Cavour riassunse il suo programma in un discorso di cui riporto uno stralcio: “Noi abbiamo adottato una politica di azione, una politica di progresso; … invece di restringerci e di rinunciare a qualunque idea di miglioramento, a qualunque grande impresa, invece di cercare con ogni maniera di economie di pareggiare le entrate colle spese, indi abbiamo preferito di promuovere tutte le opere di pubblica utilità, di sviluppare tutti gli elementi di progresso che possiede il nostro stato, di svegliare in tutte le parti del paese tutta l’attività industriale ed economica di cui sia suscettibile”.
Infine, risolvere ciò che lui definiva “il problema della conoscenza” fu un altro fondamento della sua politica economica. Riteneva, infatti, che accrescere l’istruzione tecnica e scientifica fosse un fattore cruciale per l’industrializzazione.

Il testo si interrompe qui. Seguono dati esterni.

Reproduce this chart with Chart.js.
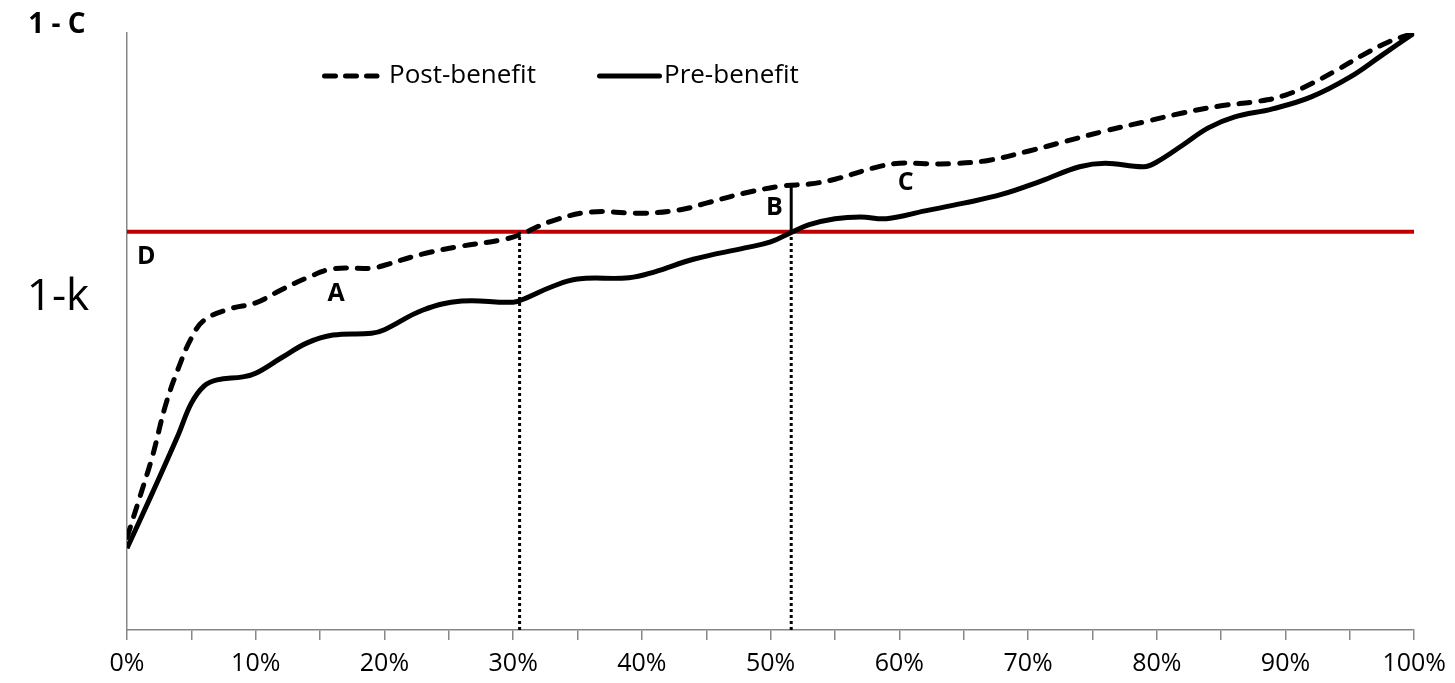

Si adoperò affinché si creassero istituti, soprattutto tecnici, che portassero le competenze necessarie per alimentare l’innovazione e rendere le imprese più competitive e per la formazione di una classe dirigente.
Un significativo passo per la realizzazione di questo progetto fu espresso nel quadro delle legge Casati del 1859 per la riforma della scuola. Furono create molte scuole tecniche riguardanti la sperimentazione agricola (realizzate grazie all’intervento diretto del governo e alla collaborazione di altri enti tra cui l’Associazione agraria, anche perché all’epoca l’agricoltura rappresentava l’86% del PIL) e la diffusione dei ritrovati della tecnologia e della chimica applicata. In questo ambito fu istituita la Scuola di applicazione degli ingegneri che sarebbe diventata nel 1906 il Politecnico di Torino.
Cavour è da tutti ricordato soprattutto come uomo politico e come uno degli artefici dell’Unità d’Italia e del Risorgimento, ma egli asseriva che non ci può essere risorgimento politico senza risorgimento economico.